- **Collected data**
----------

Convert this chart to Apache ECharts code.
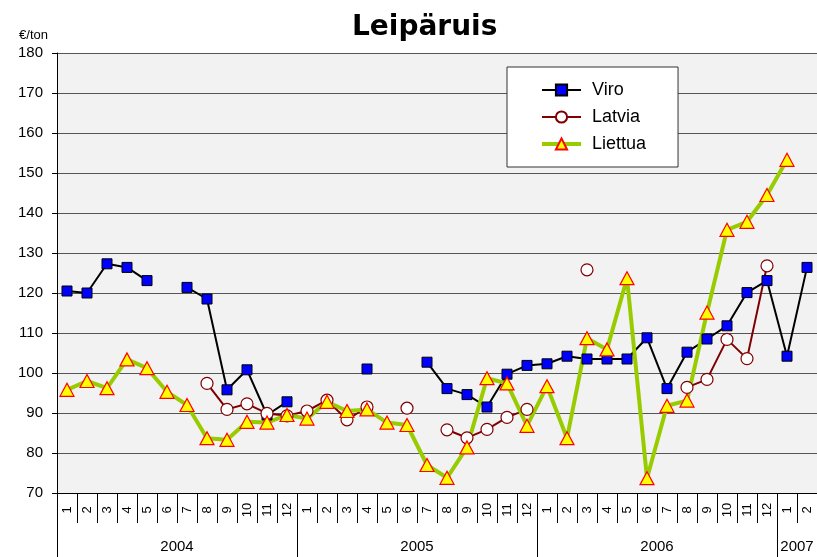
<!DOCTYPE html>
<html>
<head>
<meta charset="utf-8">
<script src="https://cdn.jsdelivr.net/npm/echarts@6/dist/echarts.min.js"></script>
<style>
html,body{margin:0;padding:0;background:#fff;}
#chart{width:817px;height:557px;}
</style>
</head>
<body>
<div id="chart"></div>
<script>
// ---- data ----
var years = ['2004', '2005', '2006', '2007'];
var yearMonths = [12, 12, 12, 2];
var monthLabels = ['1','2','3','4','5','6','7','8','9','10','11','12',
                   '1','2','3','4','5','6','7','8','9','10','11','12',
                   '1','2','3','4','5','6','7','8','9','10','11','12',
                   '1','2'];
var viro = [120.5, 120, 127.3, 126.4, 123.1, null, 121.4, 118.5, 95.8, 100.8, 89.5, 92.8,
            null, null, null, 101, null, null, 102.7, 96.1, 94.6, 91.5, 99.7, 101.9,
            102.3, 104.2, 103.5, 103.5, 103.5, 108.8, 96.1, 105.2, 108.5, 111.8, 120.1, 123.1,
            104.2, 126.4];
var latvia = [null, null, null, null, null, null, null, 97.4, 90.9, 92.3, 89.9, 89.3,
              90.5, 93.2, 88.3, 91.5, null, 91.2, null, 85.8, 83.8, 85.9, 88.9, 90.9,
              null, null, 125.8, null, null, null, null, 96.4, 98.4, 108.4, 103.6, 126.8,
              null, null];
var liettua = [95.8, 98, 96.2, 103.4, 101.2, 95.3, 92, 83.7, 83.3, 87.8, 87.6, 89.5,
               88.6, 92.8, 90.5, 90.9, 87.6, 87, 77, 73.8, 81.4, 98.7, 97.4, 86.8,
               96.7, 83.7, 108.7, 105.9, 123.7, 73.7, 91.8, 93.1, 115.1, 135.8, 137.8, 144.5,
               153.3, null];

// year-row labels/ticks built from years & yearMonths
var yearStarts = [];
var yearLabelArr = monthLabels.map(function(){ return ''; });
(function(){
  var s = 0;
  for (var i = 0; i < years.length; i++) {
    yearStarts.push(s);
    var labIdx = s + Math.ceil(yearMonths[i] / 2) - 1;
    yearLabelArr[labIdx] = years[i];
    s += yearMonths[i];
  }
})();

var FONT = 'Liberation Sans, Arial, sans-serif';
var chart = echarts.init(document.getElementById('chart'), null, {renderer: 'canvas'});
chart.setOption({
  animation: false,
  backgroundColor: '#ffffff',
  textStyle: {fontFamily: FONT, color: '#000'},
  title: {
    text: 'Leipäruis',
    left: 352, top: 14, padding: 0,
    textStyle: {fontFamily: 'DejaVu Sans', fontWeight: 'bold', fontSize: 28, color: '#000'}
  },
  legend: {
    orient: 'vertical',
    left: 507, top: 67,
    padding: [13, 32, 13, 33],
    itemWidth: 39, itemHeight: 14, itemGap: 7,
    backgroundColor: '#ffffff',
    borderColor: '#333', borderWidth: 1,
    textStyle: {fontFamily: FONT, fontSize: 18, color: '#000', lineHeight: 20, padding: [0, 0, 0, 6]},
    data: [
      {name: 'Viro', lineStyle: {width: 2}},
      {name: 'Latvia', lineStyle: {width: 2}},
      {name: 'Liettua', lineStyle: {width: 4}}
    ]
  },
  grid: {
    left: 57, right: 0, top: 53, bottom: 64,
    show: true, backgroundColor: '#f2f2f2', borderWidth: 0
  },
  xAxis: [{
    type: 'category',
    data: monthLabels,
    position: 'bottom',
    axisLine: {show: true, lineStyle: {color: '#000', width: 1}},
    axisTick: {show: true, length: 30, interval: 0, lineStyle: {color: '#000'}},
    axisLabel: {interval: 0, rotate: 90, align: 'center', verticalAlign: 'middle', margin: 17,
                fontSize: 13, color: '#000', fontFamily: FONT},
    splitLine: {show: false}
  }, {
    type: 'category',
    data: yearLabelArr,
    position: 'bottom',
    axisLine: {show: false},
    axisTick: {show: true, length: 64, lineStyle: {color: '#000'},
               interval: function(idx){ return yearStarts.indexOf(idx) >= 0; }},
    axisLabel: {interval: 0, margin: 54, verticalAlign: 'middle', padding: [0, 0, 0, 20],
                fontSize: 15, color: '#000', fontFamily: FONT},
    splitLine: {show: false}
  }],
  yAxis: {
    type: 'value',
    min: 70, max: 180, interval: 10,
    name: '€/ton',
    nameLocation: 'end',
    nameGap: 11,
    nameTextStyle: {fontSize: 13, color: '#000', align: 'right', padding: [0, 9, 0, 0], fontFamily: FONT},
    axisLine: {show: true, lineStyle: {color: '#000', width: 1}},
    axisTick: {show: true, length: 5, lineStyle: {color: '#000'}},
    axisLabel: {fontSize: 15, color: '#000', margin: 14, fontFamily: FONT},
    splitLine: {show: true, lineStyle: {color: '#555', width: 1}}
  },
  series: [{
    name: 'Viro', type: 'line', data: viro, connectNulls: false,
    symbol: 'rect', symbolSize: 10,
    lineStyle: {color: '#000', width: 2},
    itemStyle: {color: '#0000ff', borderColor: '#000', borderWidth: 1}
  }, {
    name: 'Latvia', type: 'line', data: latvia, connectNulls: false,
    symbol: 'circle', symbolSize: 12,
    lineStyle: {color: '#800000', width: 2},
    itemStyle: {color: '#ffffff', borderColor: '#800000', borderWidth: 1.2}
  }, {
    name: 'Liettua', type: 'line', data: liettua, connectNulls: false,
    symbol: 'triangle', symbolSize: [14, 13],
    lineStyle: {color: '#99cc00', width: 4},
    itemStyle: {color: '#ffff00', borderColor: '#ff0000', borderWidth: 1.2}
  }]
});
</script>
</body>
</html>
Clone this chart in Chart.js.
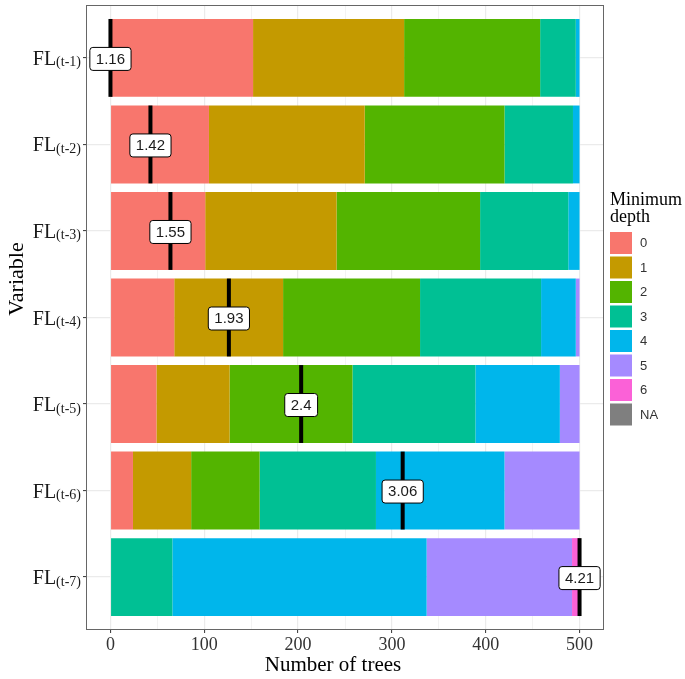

----------

- **EXERCISE GOAL**
Each line of the material must be retyped exactly, except that images are omitted.

- **TASK SOLUTION**
Convert this chart to Apache ECharts code.
<!DOCTYPE html>
<html>
<head>
<meta charset="utf-8">
<script src="https://cdn.jsdelivr.net/npm/echarts@6/dist/echarts.min.js"></script>
<style>
html,body{margin:0;padding:0;background:#fff;}
#chart{width:817px;height:557px;}
</style>
</head>
<body>
<div id="chart"></div>
<script>
// ---- data ----
var years = ['2004', '2005', '2006', '2007'];
var yearMonths = [12, 12, 12, 2];
var monthLabels = ['1','2','3','4','5','6','7','8','9','10','11','12',
                   '1','2','3','4','5','6','7','8','9','10','11','12',
                   '1','2','3','4','5','6','7','8','9','10','11','12',
                   '1','2'];
var viro = [120.5, 120, 127.3, 126.4, 123.1, null, 121.4, 118.5, 95.8, 100.8, 89.5, 92.8,
            null, null, null, 101, null, null, 102.7, 96.1, 94.6, 91.5, 99.7, 101.9,
            102.3, 104.2, 103.5, 103.5, 103.5, 108.8, 96.1, 105.2, 108.5, 111.8, 120.1, 123.1,
            104.2, 126.4];
var latvia = [null, null, null, null, null, null, null, 97.4, 90.9, 92.3, 89.9, 89.3,
              90.5, 93.2, 88.3, 91.5, null, 91.2, null, 85.8, 83.8, 85.9, 88.9, 90.9,
              null, null, 125.8, null, null, null, null, 96.4, 98.4, 108.4, 103.6, 126.8,
              null, null];
var liettua = [95.8, 98, 96.2, 103.4, 101.2, 95.3, 92, 83.7, 83.3, 87.8, 87.6, 89.5,
               88.6, 92.8, 90.5, 90.9, 87.6, 87, 77, 73.8, 81.4, 98.7, 97.4, 86.8,
               96.7, 83.7, 108.7, 105.9, 123.7, 73.7, 91.8, 93.1, 115.1, 135.8, 137.8, 144.5,
               153.3, null];

// year-row labels/ticks built from years & yearMonths
var yearStarts = [];
var yearLabelArr = monthLabels.map(function(){ return ''; });
(function(){
  var s = 0;
  for (var i = 0; i < years.length; i++) {
    yearStarts.push(s);
    var labIdx = s + Math.ceil(yearMonths[i] / 2) - 1;
    yearLabelArr[labIdx] = years[i];
    s += yearMonths[i];
  }
})();

var FONT = 'Liberation Sans, Arial, sans-serif';
var chart = echarts.init(document.getElementById('chart'), null, {renderer: 'canvas'});
chart.setOption({
  animation: false,
  backgroundColor: '#ffffff',
  textStyle: {fontFamily: FONT, color: '#000'},
  title: {
    text: 'Leipäruis',
    left: 352, top: 14, padding: 0,
    textStyle: {fontFamily: 'DejaVu Sans', fontWeight: 'bold', fontSize: 28, color: '#000'}
  },
  legend: {
    orient: 'vertical',
    left: 507, top: 67,
    padding: [13, 32, 13, 33],
    itemWidth: 39, itemHeight: 14, itemGap: 7,
    backgroundColor: '#ffffff',
    borderColor: '#333', borderWidth: 1,
    textStyle: {fontFamily: FONT, fontSize: 18, color: '#000', lineHeight: 20, padding: [0, 0, 0, 6]},
    data: [
      {name: 'Viro', lineStyle: {width: 2}},
      {name: 'Latvia', lineStyle: {width: 2}},
      {name: 'Liettua', lineStyle: {width: 4}}
    ]
  },
  grid: {
    left: 57, right: 0, top: 53, bottom: 64,
    show: true, backgroundColor: '#f2f2f2', borderWidth: 0
  },
  xAxis: [{
    type: 'category',
    data: monthLabels,
    position: 'bottom',
    axisLine: {show: true, lineStyle: {color: '#000', width: 1}},
    axisTick: {show: true, length: 30, interval: 0, lineStyle: {color: '#000'}},
    axisLabel: {interval: 0, rotate: 90, align: 'center', verticalAlign: 'middle', margin: 17,
                fontSize: 13, color: '#000', fontFamily: FONT},
    splitLine: {show: false}
  }, {
    type: 'category',
    data: yearLabelArr,
    position: 'bottom',
    axisLine: {show: false},
    axisTick: {show: true, length: 64, lineStyle: {color: '#000'},
               interval: function(idx){ return yearStarts.indexOf(idx) >= 0; }},
    axisLabel: {interval: 0, margin: 54, verticalAlign: 'middle', padding: [0, 0, 0, 20],
                fontSize: 15, color: '#000', fontFamily: FONT},
    splitLine: {show: false}
  }],
  yAxis: {
    type: 'value',
    min: 70, max: 180, interval: 10,
    name: '€/ton',
    nameLocation: 'end',
    nameGap: 11,
    nameTextStyle: {fontSize: 13, color: '#000', align: 'right', padding: [0, 9, 0, 0], fontFamily: FONT},
    axisLine: {show: true, lineStyle: {color: '#000', width: 1}},
    axisTick: {show: true, length: 5, lineStyle: {color: '#000'}},
    axisLabel: {fontSize: 15, color: '#000', margin: 14, fontFamily: FONT},
    splitLine: {show: true, lineStyle: {color: '#555', width: 1}}
  },
  series: [{
    name: 'Viro', type: 'line', data: viro, connectNulls: false,
    symbol: 'rect', symbolSize: 10,
    lineStyle: {color: '#000', width: 2},
    itemStyle: {color: '#0000ff', borderColor: '#000', borderWidth: 1}
  }, {
    name: 'Latvia', type: 'line', data: latvia, connectNulls: false,
    symbol: 'circle', symbolSize: 12,
    lineStyle: {color: '#800000', width: 2},
    itemStyle: {color: '#ffffff', borderColor: '#800000', borderWidth: 1.2}
  }, {
    name: 'Liettua', type: 'line', data: liettua, connectNulls: false,
    symbol: 'triangle', symbolSize: [14, 13],
    lineStyle: {color: '#99cc00', width: 4},
    itemStyle: {color: '#ffff00', borderColor: '#ff0000', borderWidth: 1.2}
  }]
});
</script>
</body>
</html>
Clone this chart in Chart.js.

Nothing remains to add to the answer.